The BATCH statement group multiple modification statements (insertions/updates and deletions) into a single statement. It serves several purposes:

  • It saves network round-trips between the client and the server (and sometimes between the server coordinator and the replicas) when batching multiple updates.
  • All updates in a BATCH belonging to a given partition key are performed in isolation.
  • By default, all operations in the batch are performed as logged, to ensure all mutations eventually complete (or none will). See the notes on UNLOGGED batches for more details.

Note that:

  • BATCH statements may only contain UPDATE, INSERT and DELETE statements (not other batches for instance).
  • Batches are not a full analogue for SQL transactions.
  • If a timestamp is not specified for each operation, then all operations will be applied with the same timestamp (either one generated automatically, or the timestamp provided at the batch level). Due to Cassandra’s conflict resolution procedure in the case of timestamp ties, operations may be applied in an order that is different from the order they are listed in the BATCH statement. To force a particular operation ordering, you must specify per-operation timestamps.
  • A LOGGED batch to a single partition will be converted to an UNLOGGED batch as an optimization.

UNLOGGED batches

By default, Cassandra uses a batch log to ensure all operations in a batch eventually complete or none will (note however that operations are only isolated within a single partition).

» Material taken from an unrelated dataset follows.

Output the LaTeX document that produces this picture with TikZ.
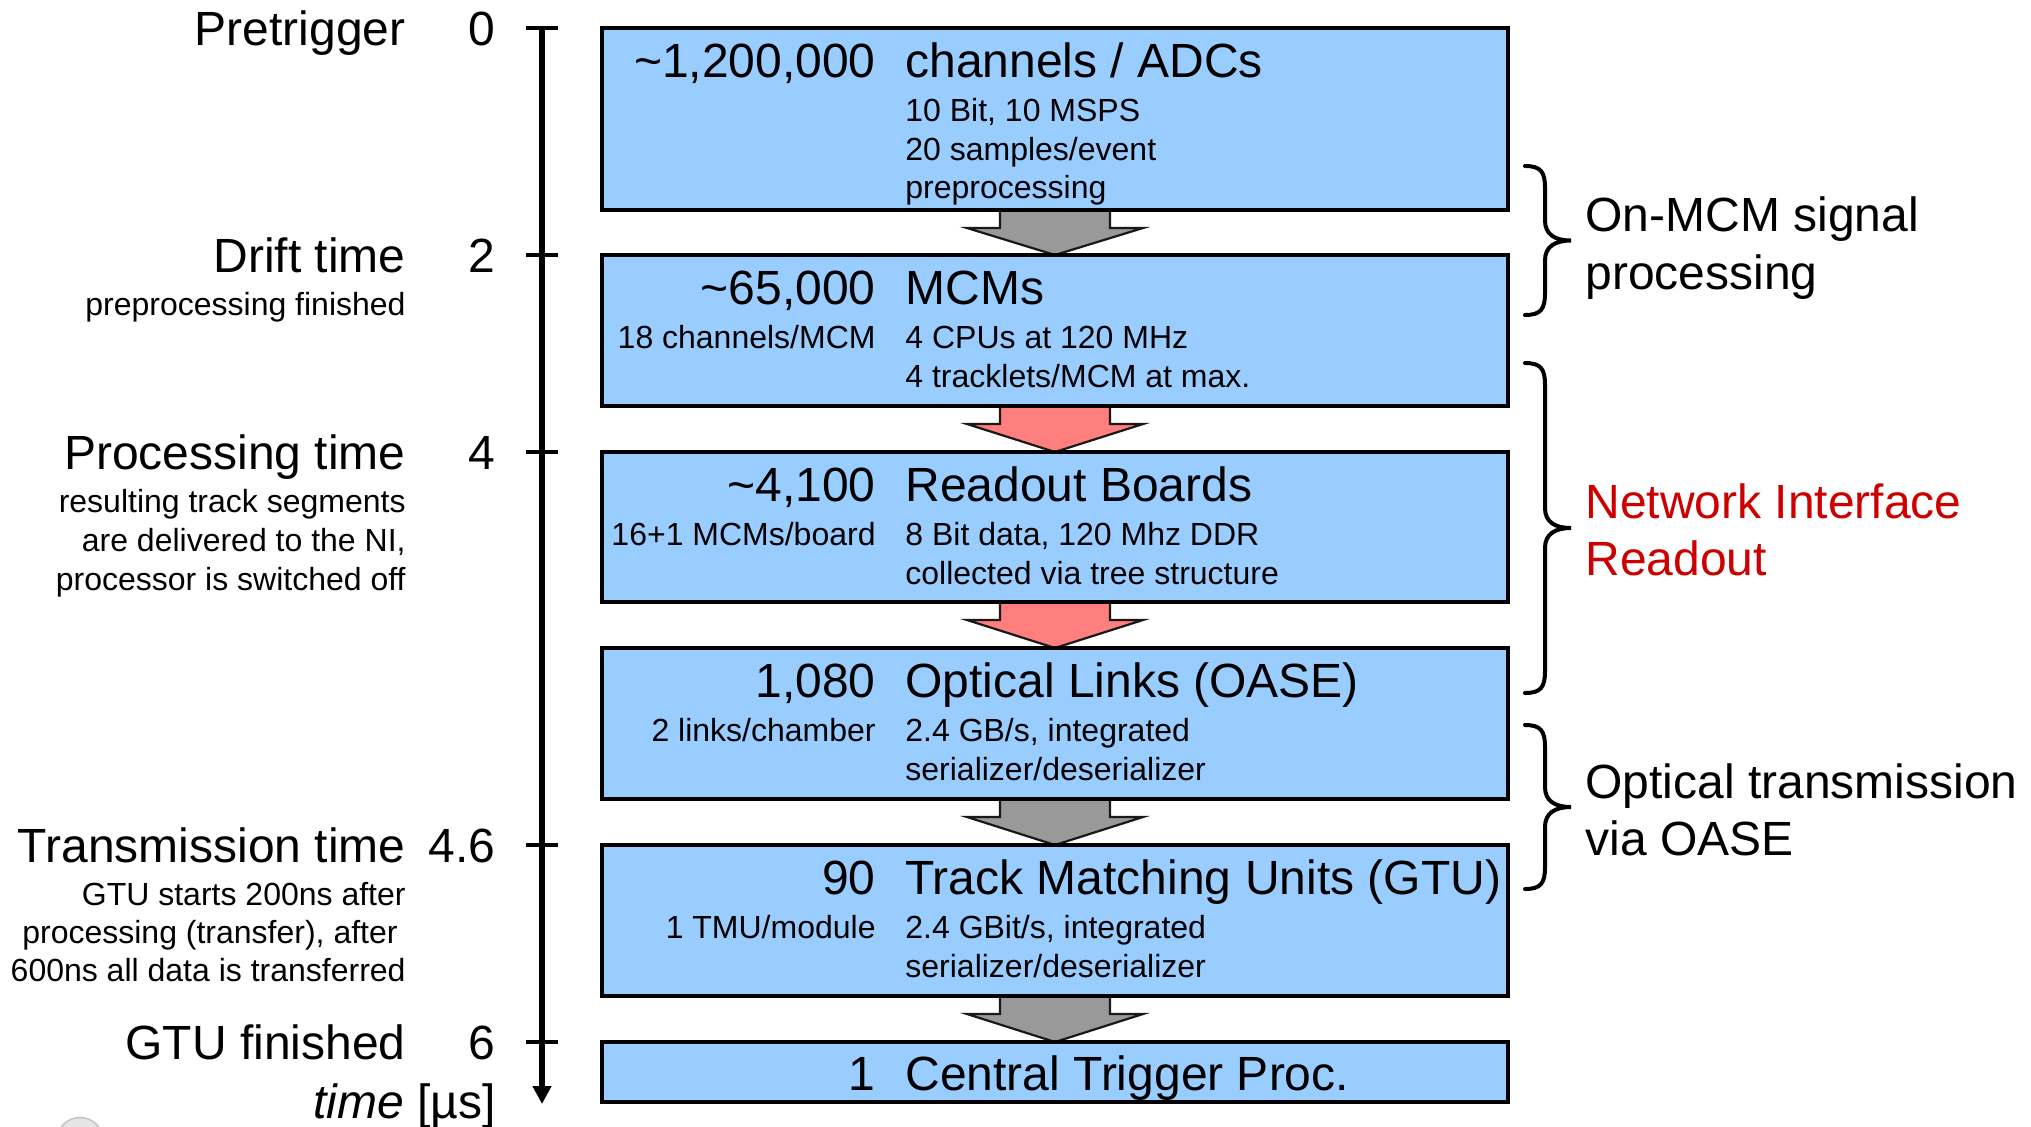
\documentclass[tikz,border=0pt]{standalone}
\usepackage{fontspec}
\setmainfont{Liberation Sans}
\usetikzlibrary{calc,arrows.meta}
\pgfdeclarelayer{background}
\pgfsetlayers{background,main}

\definecolor{boxblue}{HTML}{99CCFF}
\definecolor{flowgray}{HTML}{999999}
\definecolor{flowred}{HTML}{FF7F7F}
\definecolor{nired}{HTML}{CC0000}

\newcommand\bigfont{\fontsize{24}{28}\selectfont}
\newcommand\smallfont{\fontsize{16}{19}\selectfont}

% block arrow from the bottom of one box to the top of the next
\newcommand\flowarrow[3]{%
  \begin{pgfonlayer}{background}
    \filldraw[arrowshape, fill=#3]
      ($(#1.south)+(-55,-6)$) -- ($(#1.south)+(-55,18)$) -- ($(#1.south)+(-88,18)$)
      -- (#2.north) -- ($(#1.south)+(88,18)$) -- ($(#1.south)+(55,18)$)
      -- ($(#1.south)+(55,-6)$) -- cycle;
  \end{pgfonlayer}}

% curly brace on the right-hand side, given top and bottom (px)
\newcommand\sidebrace[2]{%
  \pgfmathsetmacro\braceMid{(#1+#2)/2}
  \draw[bracestyle] (1525,#1) .. controls (1541,#1) and (1545,{#1+6}) .. (1545,{#1+22})
    -- (1545,{\braceMid-20}) .. controls (1545,{\braceMid-6}) and (1555,\braceMid) .. (1571,\braceMid)
    .. controls (1555,\braceMid) and (1545,{\braceMid+6}) .. (1545,{\braceMid+20})
    -- (1545,{#2-22}) .. controls (1545,{#2-6}) and (1541,#2) .. (1525,#2);}

\begin{document}
\begin{tikzpicture}[x=0.5pt,y=-0.5pt,
  box/.style={draw=black, line width=2pt, fill=boxblue, anchor=north west,
    minimum width=453pt, inner sep=0pt, outer sep=0pt},
  num/.style={anchor=base east, inner sep=0pt, font=\bigfont},
  ttl/.style={anchor=base west, inner sep=0pt, font=\bigfont},
  subr/.style={anchor=base east, inner sep=0pt, font=\smallfont},
  subl/.style={anchor=base west, inner sep=0pt, font=\smallfont},
  arrowshape/.style={draw=black!90, line width=1.1pt, line join=miter},
  bracestyle/.style={draw=black, line width=2pt, line cap=round},
  axisline/.style={line width=3pt, -{Triangle[width=9pt,length=9pt]}},
  tickline/.style={line width=1.6pt},
]
\useasboundingbox (0,0) rectangle (2031,1126);

% ---- time axis ----
\coordinate (axtop) at (542,28);
\coordinate (axend) at (542,1104);
\draw[axisline] (axtop) -- (axend);
\foreach \ty in {28,255,452,845,1042}
  \draw[tickline] (526,\ty) -- (558,\ty);

\node[num] (t0) at (496,45) {0};
\node[num] (t2) at (496,272) {2};
\node[num] (t4) at (496,469) {4};
\node[num] (t46) at (496,862) {4.6};
\node[num] (t6) at (496,1059) {6};
\node[num] (tunit) at (496,1118) {\textit{time} [µs]};

% ---- phase labels ----
\node[num] (lpre) at (406,45) {Pretrigger};
\node[num] (ldrift) at (406,272) {Drift time};
\node[subr] (ldrifta) at (406,315) {preprocessing finished};
\node[num] (lproc) at (406,469) {Processing time};
\node[subr] (lproca) at (406,512) {resulting track segments};
\node[subr] (lprocb) at (406,551) {are delivered to the NI,};
\node[subr] (lprocc) at (406,590) {processor is switched off};
\node[num] (ltrans) at (406,862) {Transmission time};
\node[subr] (ltransa) at (406,905) {GTU starts 200ns after};
\node[subr] (ltransb) at (398,943) {processing (transfer), after};
\node[subr] (ltransc) at (406,981) {600ns all data is transferred};
\node[num] (lgtu) at (406,1059) {GTU finished};

% ---- processing chain ----
\node[box, minimum height=91pt] (b1) at (602,28) {};
\node[box, minimum height=75.5pt] (b2) at (602,255) {};
\node[box, minimum height=75pt] (b3) at (602,452) {};
\node[box, minimum height=75.5pt] (b4) at (602,648) {};
\node[box, minimum height=75.5pt] (b5) at (602,845) {};
\node[box, minimum height=30pt] (b6) at (602,1042) {};

\flowarrow{b1}{b2}{flowgray}
\flowarrow{b2}{b3}{flowred}
\flowarrow{b3}{b4}{flowred}
\flowarrow{b4}{b5}{flowgray}
\flowarrow{b5}{b6}{flowgray}

\node[num] (b1n) at (876,77) {\textasciitilde1,200,000};
\node[ttl] (b1t) at (905,77) {channels / ADCs};
\node[subl] (b1a) at (905,121) {10 Bit, 10 MSPS};
\node[subl] (b1b) at (905,160) {20 samples/event};
\node[subl] (b1c) at (905,198) {preprocessing};

\node[num] (b2n) at (876,304) {\textasciitilde65,000};
\node[ttl] (b2t) at (905,304) {MCMs};
\node[subr] (b2l) at (876,348) {18 channels/MCM};
\node[subl] (b2a) at (905,348) {4 CPUs at 120 MHz};
\node[subl] (b2b) at (905,387) {4 tracklets/MCM at max.};

\node[num] (b3n) at (876,501) {\textasciitilde4,100};
\node[ttl] (b3t) at (905,501) {Readout Boards};
\node[subr] (b3l) at (876,545) {16+1 MCMs/board};
\node[subl] (b3a) at (905,545) {8 Bit data, 120 Mhz DDR};
\node[subl] (b3b) at (905,584) {collected via tree structure};

\node[num] (b4n) at (876,697) {1,080};
\node[ttl] (b4t) at (905,697) {Optical Links (OASE)};
\node[subr] (b4l) at (876,741) {2 links/chamber};
\node[subl] (b4a) at (905,741) {2.4 GB/s, integrated};
\node[subl] (b4b) at (905,780) {serializer/deserializer};

\node[num] (b5n) at (876,894) {90};
\node[ttl] (b5t) at (905,894) {Track Matching Units (GTU)};
\node[subr] (b5l) at (876,938) {1 TMU/module};
\node[subl] (b5a) at (905,938) {2.4 GBit/s, integrated};
\node[subl] (b5b) at (905,977) {serializer/deserializer};

\node[num] (b6n) at (876,1090) {1};
\node[ttl] (b6t) at (905,1090) {Central Trigger Proc.};

% ---- grouping braces ----
\sidebrace{166}{315}
\sidebrace{363}{693}
\sidebrace{725}{889}

\node[ttl] (g1a) at (1585,231) {On-MCM signal};
\node[ttl] (g1b) at (1585,289) {processing};
\node[ttl, text=nired] (g2a) at (1585,518) {Network Interface};
\node[ttl, text=nired] (g2b) at (1585,575) {Readout};
\node[ttl] (g3a) at (1585,798) {Optical transmission};
\node[ttl] (g3b) at (1585,855) {via OASE};

% ---- partly hidden emblem at the lower edge ----
\filldraw[fill=gray!20, draw=gray!45, line width=0.8pt] (80,1141) circle (23.5);
\end{tikzpicture}
\end{document}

There is a performance penalty for batch atomicity when a batch spans multiple partitions. If you do not want to incur this penalty, you can tell Cassandra to skip the batchlog with the UNLOGGED option. If the UNLOGGED option is used, a failed batch might leave the patch only partly applied.

COUNTER batches

Use the COUNTER option for batched counter updates. Unlike other updates in Cassandra, counter updates are not idempotent.